Each line of the material must be repeated precisely, with the pictures left out.
- - - -
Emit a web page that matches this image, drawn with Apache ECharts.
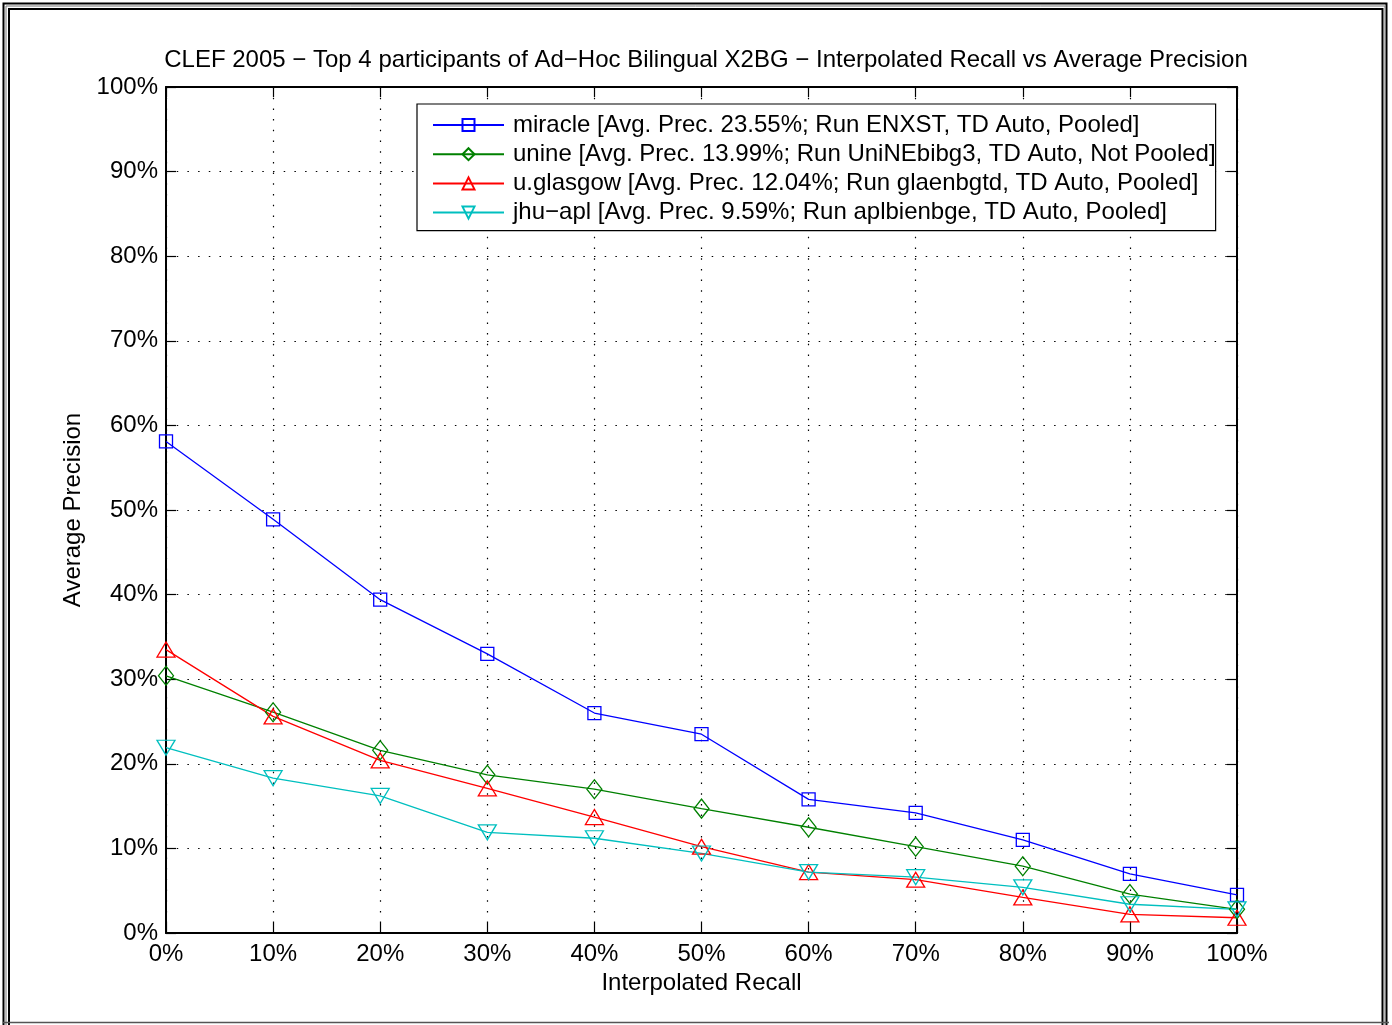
<!DOCTYPE html>
<html>
<head>
<meta charset="utf-8">
<script src="https://cdn.jsdelivr.net/npm/echarts@6/dist/echarts.min.js"></script>
<style>
html,body{margin:0;padding:0;background:#fff;}
#chart{width:1392px;height:1025px;}
</style>
</head>
<body>
<div id="chart"></div>
<script>
const recall = [0, 10, 20, 30, 40, 50, 60, 70, 80, 90, 100];
const seriesNames = [
  'miracle [Avg. Prec. 23.55%; Run ENXST, TD Auto, Pooled]',
  'unine [Avg. Prec. 13.99%; Run UniNEbibg3, TD Auto, Not Pooled]',
  'u.glasgow [Avg. Prec. 12.04%; Run glaenbgtd, TD Auto, Pooled]',
  'jhu\u2212apl [Avg. Prec. 9.59%; Run aplbienbge, TD Auto, Pooled]'
];
const miracle = [58.1, 48.9, 39.4, 33.0, 26.0, 23.5, 15.8, 14.2, 11.0, 7.0, 4.5];
const unine   = [30.4, 26.1, 21.6, 18.7, 17.0, 14.7, 12.5, 10.2, 7.9, 4.6, 2.8];
const glasgow = [33.5, 25.6, 20.4, 17.1, 13.7, 10.2, 7.2, 6.3, 4.2, 2.2, 1.8];
const jhuapl  = [21.9, 18.3, 16.2, 11.9, 11.2, 9.4, 7.2, 6.6, 5.4, 3.4, 2.8];

const FONT = 'Liberation Sans';
const FS = 24;

function pairs(vals) { return recall.map((r, i) => [r, vals[i]]); }

function mkSeries(name, vals, color, symbol, size, rotate) {
  return {
    name: name, type: 'line', data: pairs(vals),
    symbol: symbol, symbolSize: size, symbolRotate: rotate || 0,
    showAllSymbol: true,
    lineStyle: { color: color, width: 1.3 },
    itemStyle: { color: 'rgba(0,0,0,0)', borderColor: color, borderWidth: 1.3 },
    emphasis: { disabled: true },
    animation: false, z: 3
  };
}

const chart = echarts.init(document.getElementById('chart'), null, { renderer: 'canvas' });

function mkAxis(extra) {
  return Object.assign({
    type: 'value', min: 0, max: 100, interval: 10,
    axisLine: { show: true, onZero: false, lineStyle: { color: '#000', width: 2 } },
    axisTick: { show: true, inside: true, length: 10, lineStyle: { color: '#000', width: 1.2 } },
    axisLabel: { formatter: '{value}%', color: '#000', fontFamily: FONT, fontSize: FS },
    nameTextStyle: { color: '#000', fontFamily: FONT, fontSize: FS },
    splitLine: { show: true, lineStyle: { color: '#000', type: [1.5, 9.2], width: 1.2 } }
  }, extra);
}

const option = {
  backgroundColor: '#fff',
  animation: false,
  grid: { left: 166, right: 155, top: 87, bottom: 92, containLabel: false },
  xAxis: [
    mkAxis({ position: 'bottom', name: 'Interpolated Recall', nameLocation: 'middle', nameGap: 38,
      axisLabel: { formatter: '{value}%', color: '#000', fontFamily: FONT, fontSize: FS, margin: 9 } }),
    mkAxis({ position: 'top', axisLabel: { show: false }, splitLine: { show: false } })
  ],
  yAxis: [
    mkAxis({ position: 'left', name: 'Average Precision', nameLocation: 'middle', nameGap: 81,
      axisLabel: { formatter: '{value}%', color: '#000', fontFamily: FONT, fontSize: FS, margin: 8 } }),
    mkAxis({ position: 'right', axisLabel: { show: false }, splitLine: { show: false } })
  ],
  legend: {
    orient: 'vertical', left: 417, top: 104,
    padding: [9, 0, 6, 15],
    itemWidth: 71, itemHeight: 15, itemGap: 5.2,
    backgroundColor: '#fff', borderColor: '#000', borderWidth: 1.2,
    textStyle: { color: '#000', fontFamily: FONT, fontSize: FS, padding: [0, 0, 0, 4] },
    data: seriesNames
  },
  graphic: [
    { type: 'text', x: 706, y: 60, silent: true, z: 10,
      style: { text: 'CLEF 2005 \u2212 Top 4 participants of Ad\u2212Hoc Bilingual X2BG \u2212 Interpolated Recall vs Average Precision',
        fill: '#000', font: FS + 'px "' + FONT + '"', textAlign: 'center', textVerticalAlign: 'middle' } },
    { type: 'rect', shape: { x: 3.5, y: 3.5, width: 1383, height: 1040 }, silent: true, z: 10,
      style: { fill: 'none', stroke: '#000', lineWidth: 2 } },
    { type: 'rect', shape: { x: 6, y: 6, width: 1379, height: 1040 }, silent: true, z: 10,
      style: { fill: 'none', stroke: '#777', lineWidth: 1 } },
    { type: 'rect', shape: { x: 9, y: 9, width: 1373.5, height: 1040 }, silent: true, z: 10,
      style: { fill: 'none', stroke: '#000', lineWidth: 2 } },
    { type: 'line', shape: { x1: 3, y1: 1022.5, x2: 1389, y2: 1022.5 }, silent: true, z: 10,
      style: { stroke: '#555', lineWidth: 1.5 } }
  ],
  series: [
    mkSeries(seriesNames[0], miracle, '#0000ff', 'rect', 13),
    mkSeries(seriesNames[1], unine, '#008000', 'diamond', [15, 19]),
    mkSeries(seriesNames[2], glasgow, '#ff0000', 'triangle', [18, 15]),
    mkSeries(seriesNames[3], jhuapl, '#00bfbf', 'triangle', [18, 15], 180)
  ]
};
chart.setOption(option);
</script>
</body>
</html>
- - - -
> Exercise response:
Emit a web page that matches this image, drawn with Apache ECharts.
<!DOCTYPE html>
<html>
<head>
<meta charset="utf-8">
<script src="https://cdn.jsdelivr.net/npm/echarts@6/dist/echarts.min.js"></script>
<style>
html,body{margin:0;padding:0;background:#fff;}
#chart{width:1392px;height:1025px;}
</style>
</head>
<body>
<div id="chart"></div>
<script>
const recall = [0, 10, 20, 30, 40, 50, 60, 70, 80, 90, 100];
const seriesNames = [
  'miracle [Avg. Prec. 23.55%; Run ENXST, TD Auto, Pooled]',
  'unine [Avg. Prec. 13.99%; Run UniNEbibg3, TD Auto, Not Pooled]',
  'u.glasgow [Avg. Prec. 12.04%; Run glaenbgtd, TD Auto, Pooled]',
  'jhu\u2212apl [Avg. Prec. 9.59%; Run aplbienbge, TD Auto, Pooled]'
];
const miracle = [58.1, 48.9, 39.4, 33.0, 26.0, 23.5, 15.8, 14.2, 11.0, 7.0, 4.5];
const unine   = [30.4, 26.1, 21.6, 18.7, 17.0, 14.7, 12.5, 10.2, 7.9, 4.6, 2.8];
const glasgow = [33.5, 25.6, 20.4, 17.1, 13.7, 10.2, 7.2, 6.3, 4.2, 2.2, 1.8];
const jhuapl  = [21.9, 18.3, 16.2, 11.9, 11.2, 9.4, 7.2, 6.6, 5.4, 3.4, 2.8];

const FONT = 'Liberation Sans';
const FS = 24;

function pairs(vals) { return recall.map((r, i) => [r, vals[i]]); }

function mkSeries(name, vals, color, symbol, size, rotate) {
  return {
    name: name, type: 'line', data: pairs(vals),
    symbol: symbol, symbolSize: size, symbolRotate: rotate || 0,
    showAllSymbol: true,
    lineStyle: { color: color, width: 1.3 },
    itemStyle: { color: 'rgba(0,0,0,0)', borderColor: color, borderWidth: 1.3 },
    emphasis: { disabled: true },
    animation: false, z: 3
  };
}

const chart = echarts.init(document.getElementById('chart'), null, { renderer: 'canvas' });

function mkAxis(extra) {
  return Object.assign({
    type: 'value', min: 0, max: 100, interval: 10,
    axisLine: { show: true, onZero: false, lineStyle: { color: '#000', width: 2 } },
    axisTick: { show: true, inside: true, length: 10, lineStyle: { color: '#000', width: 1.2 } },
    axisLabel: { formatter: '{value}%', color: '#000', fontFamily: FONT, fontSize: FS },
    nameTextStyle: { color: '#000', fontFamily: FONT, fontSize: FS },
    splitLine: { show: true, lineStyle: { color: '#000', type: [1.5, 9.2], width: 1.2 } }
  }, extra);
}

const option = {
  backgroundColor: '#fff',
  animation: false,
  grid: { left: 166, right: 155, top: 87, bottom: 92, containLabel: false },
  xAxis: [
    mkAxis({ position: 'bottom', name: 'Interpolated Recall', nameLocation: 'middle', nameGap: 38,
      axisLabel: { formatter: '{value}%', color: '#000', fontFamily: FONT, fontSize: FS, margin: 9 } }),
    mkAxis({ position: 'top', axisLabel: { show: false }, splitLine: { show: false } })
  ],
  yAxis: [
    mkAxis({ position: 'left', name: 'Average Precision', nameLocation: 'middle', nameGap: 81,
      axisLabel: { formatter: '{value}%', color: '#000', fontFamily: FONT, fontSize: FS, margin: 8 } }),
    mkAxis({ position: 'right', axisLabel: { show: false }, splitLine: { show: false } })
  ],
  legend: {
    orient: 'vertical', left: 417, top: 104,
    padding: [9, 0, 6, 15],
    itemWidth: 71, itemHeight: 15, itemGap: 5.2,
    backgroundColor: '#fff', borderColor: '#000', borderWidth: 1.2,
    textStyle: { color: '#000', fontFamily: FONT, fontSize: FS, padding: [0, 0, 0, 4] },
    data: seriesNames
  },
  graphic: [
    { type: 'text', x: 706, y: 60, silent: true, z: 10,
      style: { text: 'CLEF 2005 \u2212 Top 4 participants of Ad\u2212Hoc Bilingual X2BG \u2212 Interpolated Recall vs Average Precision',
        fill: '#000', font: FS + 'px "' + FONT + '"', textAlign: 'center', textVerticalAlign: 'middle' } },
    { type: 'rect', shape: { x: 3.5, y: 3.5, width: 1383, height: 1040 }, silent: true, z: 10,
      style: { fill: 'none', stroke: '#000', lineWidth: 2 } },
    { type: 'rect', shape: { x: 6, y: 6, width: 1379, height: 1040 }, silent: true, z: 10,
      style: { fill: 'none', stroke: '#777', lineWidth: 1 } },
    { type: 'rect', shape: { x: 9, y: 9, width: 1373.5, height: 1040 }, silent: true, z: 10,
      style: { fill: 'none', stroke: '#000', lineWidth: 2 } },
    { type: 'line', shape: { x1: 3, y1: 1022.5, x2: 1389, y2: 1022.5 }, silent: true, z: 10,
      style: { stroke: '#555', lineWidth: 1.5 } }
  ],
  series: [
    mkSeries(seriesNames[0], miracle, '#0000ff', 'rect', 13),
    mkSeries(seriesNames[1], unine, '#008000', 'diamond', [15, 19]),
    mkSeries(seriesNames[2], glasgow, '#ff0000', 'triangle', [18, 15]),
    mkSeries(seriesNames[3], jhuapl, '#00bfbf', 'triangle', [18, 15], 180)
  ]
};
chart.setOption(option);
</script>
</body>
</html>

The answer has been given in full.